AIM
Pull out exactly the lines from the line containing "Write the matplotlib code for this chart." to the line containing "plt.rcParams['mathtext.it'] = 'Liberation", both lines included, with pictures removed from the copy.

Figure scripts
____________

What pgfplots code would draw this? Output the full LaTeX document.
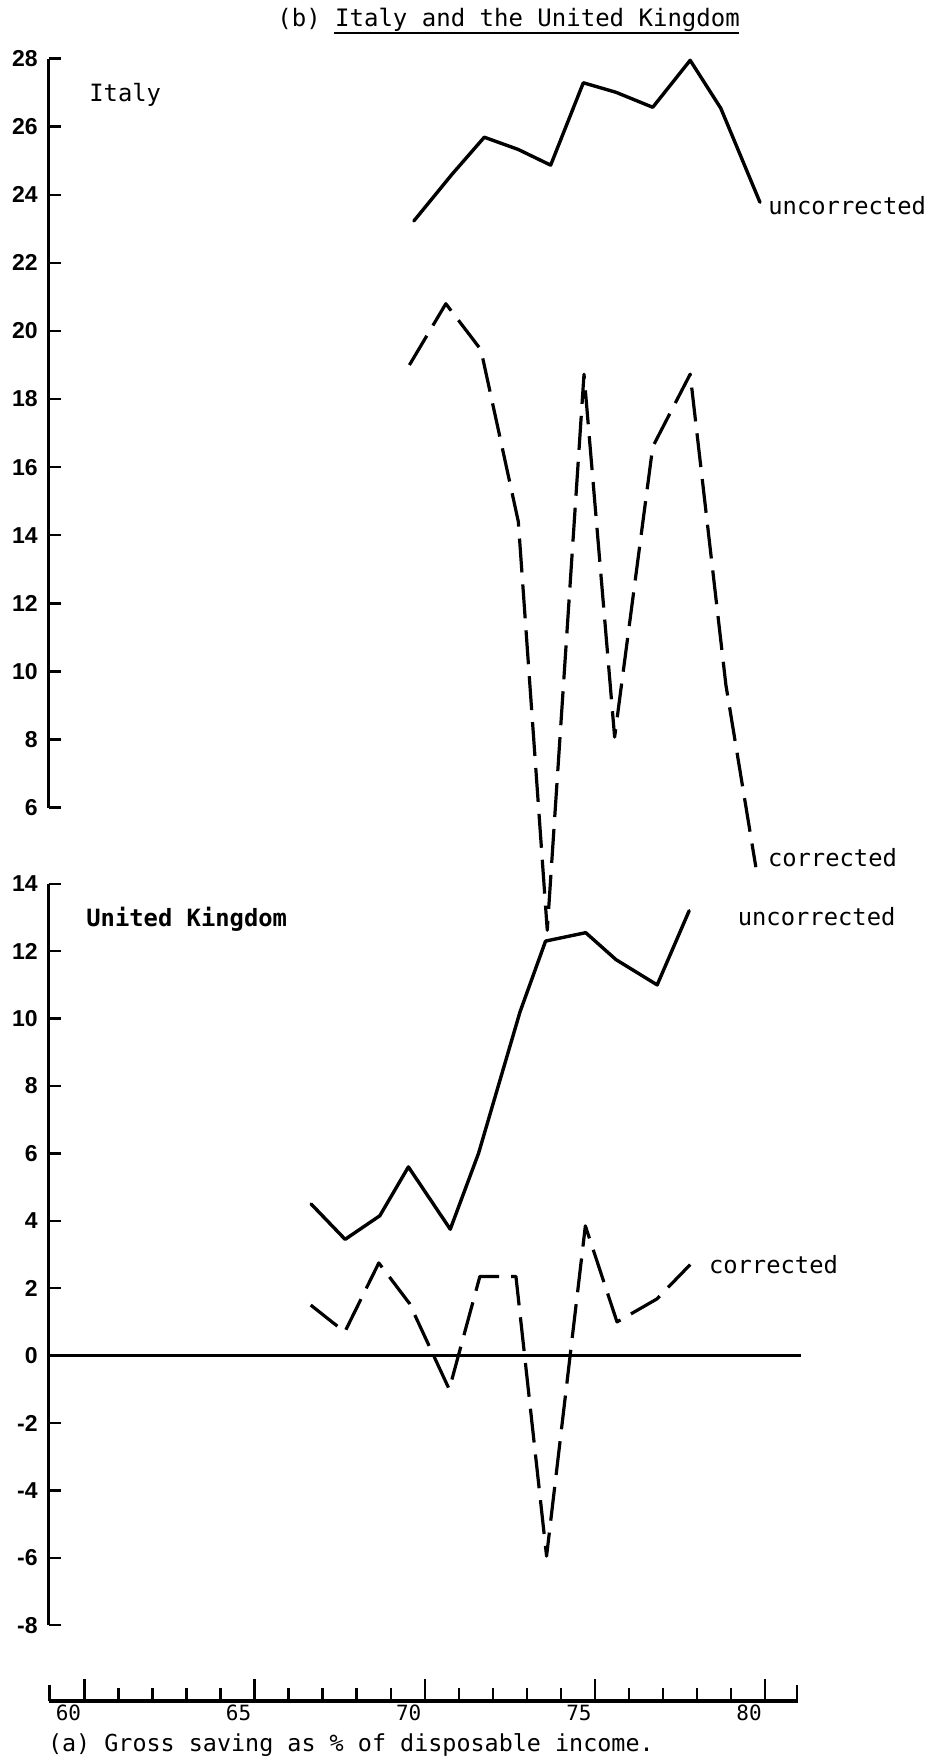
\documentclass[border=0pt]{standalone}
\usepackage{pgfplots}
\pgfplotsset{compat=1.18}
\usepackage{fontspec}
\setmainfont{DejaVu Sans Mono}
\newfontfamily\tickf{Liberation Sans}

\pgfplotstableread{
x y
69.68 23.23
70.80 24.60
71.75 25.69
72.75 25.33
73.70 24.87
74.66 27.29
75.62 27.01
76.70 26.57
77.80 27.95
78.70 26.54
79.85 23.78
}\itunc
\pgfplotstableread{
x y
69.55 19.00
70.62 20.80
71.65 19.45
72.75 14.40
73.60 2.40
74.68 18.73
75.58 8.07
76.70 16.60
77.80 18.73
78.85 9.60
79.73 4.25
}\itcor
\pgfplotstableread{
x y
66.66 4.50
67.66 3.45
68.68 4.15
69.52 5.60
70.75 3.75
71.58 6.00
72.80 10.20
73.55 12.30
74.73 12.55
75.62 11.75
76.83 11.00
77.77 13.20
}\ukunc
\pgfplotstableread{
x y
66.65 1.50
67.65 0.70
68.65 2.75
69.55 1.55
70.72 -1.00
71.62 2.35
72.68 2.35
73.58 -5.95
74.72 3.85
75.65 1.00
76.82 1.68
77.80 2.70
}\ukcor

\begin{document}
\begin{tikzpicture}
\useasboundingbox (0,0) rectangle (464pt,-882pt);
\pgfplotsset{
  base/.style={
    scale only axis, width=374.5pt,
    xmin=58.95, xmax=80.96,
    clip=false,
  },
  look/.style={
    axis line style={-, line width=1.4pt, black},
    tick style={line width=1.2pt, black},
    tick align=inside,
    major tick length=6pt,
  },
  ybase/.style={
    base, axis y line=left, axis x line=none, xtick=\empty, look,
    yticklabel style={font=\tickf\bfseries\fontsize{11.5}{13}\selectfont, xshift=-2pt},
  },
  sol/.style={black, line width=1.7pt, line join=round, line cap=round},
  dsh/.style={black, line width=1.6pt, dash pattern=on 17pt off 6pt, line join=round},
}

% Italy
\begin{axis}[ybase, at={(24.35pt,-403.8pt)}, anchor=south west, height=374.5pt,
  ymin=6, ymax=28,
  ytick={6,8,10,12,14,16,18,20,22,24,26,28},
  yticklabels={6,8,10,12,14,16,18,20,22,24,26,28}]
\addplot[sol] table[x=x,y=y] {\itunc};
\addplot[dsh] table[x=x,y=y] {\itcor};
\end{axis}

% United Kingdom
\begin{axis}[ybase, at={(24.35pt,-812.6pt)}, anchor=south west, height=370.7pt,
  ymin=-8, ymax=14,
  ytick={-8,-6,-4,-2,0,2,4,6,8,10,12,14},
  yticklabels={-8,-6,-4,-2,0,2,4,6,8,10,12,14}]
\addplot[black, line width=1.3pt, forget plot] coordinates {(58.95,0) (81.05,0)};
\addplot[sol] table[x=x,y=y] {\ukunc};
\addplot[dsh] table[x=x,y=y] {\ukcor};
\end{axis}

% time axis
\begin{axis}[base, at={(24.35pt,-850.35pt)}, anchor=south west, height=20pt,
  ymin=0, ymax=1, axis x line=bottom, axis y line=none, ytick=\empty,
  look,
  axis line style={-, line width=2pt, black},
  xtick={60,65,70,75,80}, xticklabels={60,65,70,75,80},
  minor xtick={61,62,63,64,66,67,68,69,71,72,73,74,76,77,78,79},
  major tick length=11pt, minor tick length=6.5pt,
  extra x ticks={58.97,80.94}, extra x tick labels={},
  extra x tick style={major tick length=8pt, tick align=inside},
  xticklabel style={font=\fontsize{10.5}{12}\selectfont, xshift=-8pt, yshift=1.5pt}]
\addplot[draw=none, forget plot] coordinates {(60,0.5)};
\end{axis}

% texts
\node[anchor=base west, inner sep=0pt, font=\fontsize{12}{14}\selectfont] at (138.5pt,-13.5pt) {(b) Italy and the United Kingdom};
\draw[line width=1.1pt] (167pt,-16.6pt) -- (369.5pt,-16.6pt);
\node[anchor=base west, inner sep=0pt, font=\fontsize{11.9}{14}\selectfont] at (44.5pt,-50.8pt) {Italy};
\node[anchor=base west, inner sep=0pt, font=\fontsize{11.9}{14}\selectfont] at (384pt,-107.5pt) {uncorrected};
\node[anchor=base west, inner sep=0pt, font=\fontsize{11.9}{14}\selectfont] at (383.8pt,-433.3pt) {corrected};
\node[anchor=base west, inner sep=0pt, font=\bfseries\fontsize{11.9}{14}\selectfont] at (43pt,-463pt) {United Kingdom};
\node[anchor=base west, inner sep=0pt, font=\fontsize{11.9}{14}\selectfont] at (368.7pt,-462.5pt) {uncorrected};
\node[anchor=base west, inner sep=0pt, font=\fontsize{11.9}{14}\selectfont] at (354.3pt,-636.6pt) {corrected};
\node[anchor=base west, inner sep=0pt, font=\fontsize{11.7}{14}\selectfont] at (23.8pt,-875.8pt) {(a) Gross saving as \% of disposable income.};
\end{tikzpicture}
\end{document}
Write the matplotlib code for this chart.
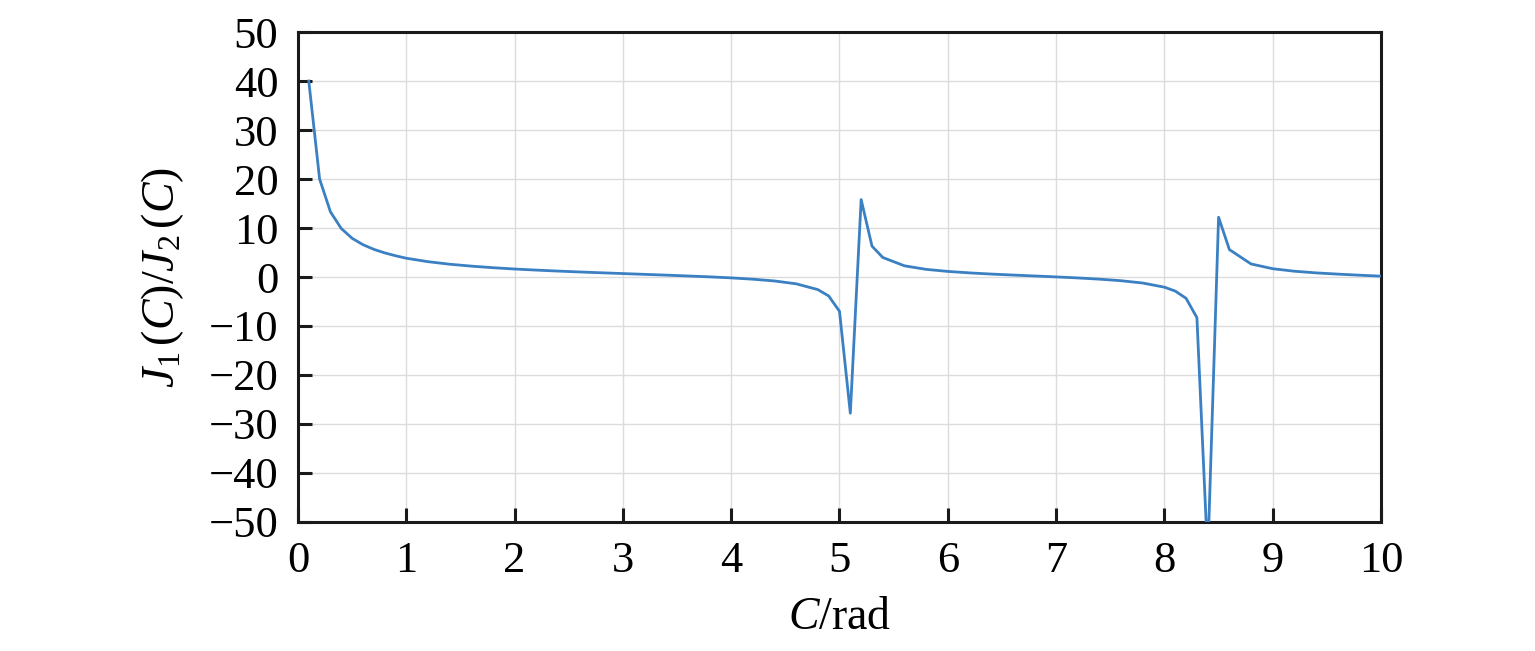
import matplotlib
matplotlib.use("Agg")
import matplotlib.pyplot as plt

# フォント設定 (Times系の代わり)
plt.rcParams['font.family'] = ['Liberation Serif', 'DejaVu Serif']
plt.rcParams['mathtext.fontset'] = 'custom'
plt.rcParams['mathtext.rm'] = 'Liberation Serif'
plt.rcParams['mathtext.it'] = 'Liberation Serif:italic'

# 図から読み取った値
c_rad = [0.1, 0.2, 0.3, 0.4, 0.5, 0.6, 0.7, 0.8, 0.9, 1.0,
         1.2, 1.4, 1.6, 1.8, 2.0, 2.2, 2.4, 2.6, 2.8, 3.0,
         3.2, 3.4, 3.6, 3.8, 4.0, 4.2, 4.4, 4.6, 4.8, 4.9,
         5.0, 5.1, 5.2, 5.3, 5.4, 5.6, 5.8, 6.0, 6.2, 6.4,
         6.6, 6.8, 7.0, 7.2, 7.4, 7.6, 7.8, 8.0, 8.1, 8.2,
         8.3, 8.4, 8.5, 8.6, 8.8, 9.0, 9.2, 9.4, 9.6, 9.8, 10.0]
ratio = [40.0, 20.0, 13.3, 9.9, 7.9, 6.6, 5.65, 4.93, 4.34, 3.83,
         3.13, 2.61, 2.22, 1.90, 1.63, 1.41, 1.21, 1.03, 0.86, 0.70,
         0.54, 0.38, 0.21, 0.03, -0.18, -0.45, -0.81, -1.39, -2.57, -3.87,
         -7.0, -27.8, 15.8, 6.3, 3.98, 2.28, 1.56, 1.14, 0.84, 0.60,
         0.40, 0.21, 0.02, -0.19, -0.44, -0.76, -1.23, -2.08, -2.87, -4.35,
         -8.3, -57.3, 12.2, 5.59, 2.66, 1.69, 1.18, 0.84, 0.59, 0.37, 0.17]

x_ticks = list(range(0, 11))
y_ticks = list(range(-50, 51, 10))

fig = plt.figure(figsize=(15.35, 6.51), dpi=100)
ax = fig.add_axes([0.1941, 0.1982, 0.7056, 0.7526])

ax.plot(c_rad, ratio, color='#3a80c2', linewidth=2.0, zorder=3)

ax.set_xlim(0, 10)
ax.set_ylim(-50, 50)
ax.set_xticks(x_ticks)
ax.set_yticks(y_ticks)
ax.set_yticklabels(['\u2212' + str(-v) if v < 0 else str(v) for v in y_ticks])

# グリッドと枠線
ax.grid(True, color='#dcdcdc', linewidth=1.0, zorder=0)
for sp in ax.spines.values():
    sp.set_linewidth(2.2)
    sp.set_color('#1a1a1a')

ax.tick_params(direction='in', length=10, width=2.2, color='#1a1a1a',
               labelsize=32, pad=14, top=False, right=False)

ax.set_xlabel(r'$C$/rad', fontsize=33, labelpad=11)
ax.set_ylabel(r'$J_1\,(C)/J_2\,(C)$', fontsize=33, labelpad=16)

fig.savefig('out.png', dpi=100)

____________

FINISHED TASK
Write the matplotlib code for this chart.
import matplotlib
matplotlib.use("Agg")
import matplotlib.pyplot as plt

# フォント設定 (Times系の代わり)
plt.rcParams['font.family'] = ['Liberation Serif', 'DejaVu Serif']
plt.rcParams['mathtext.fontset'] = 'custom'
plt.rcParams['mathtext.rm'] = 'Liberation Serif'
plt.rcParams['mathtext.it'] = 'Liberation Serif:italic'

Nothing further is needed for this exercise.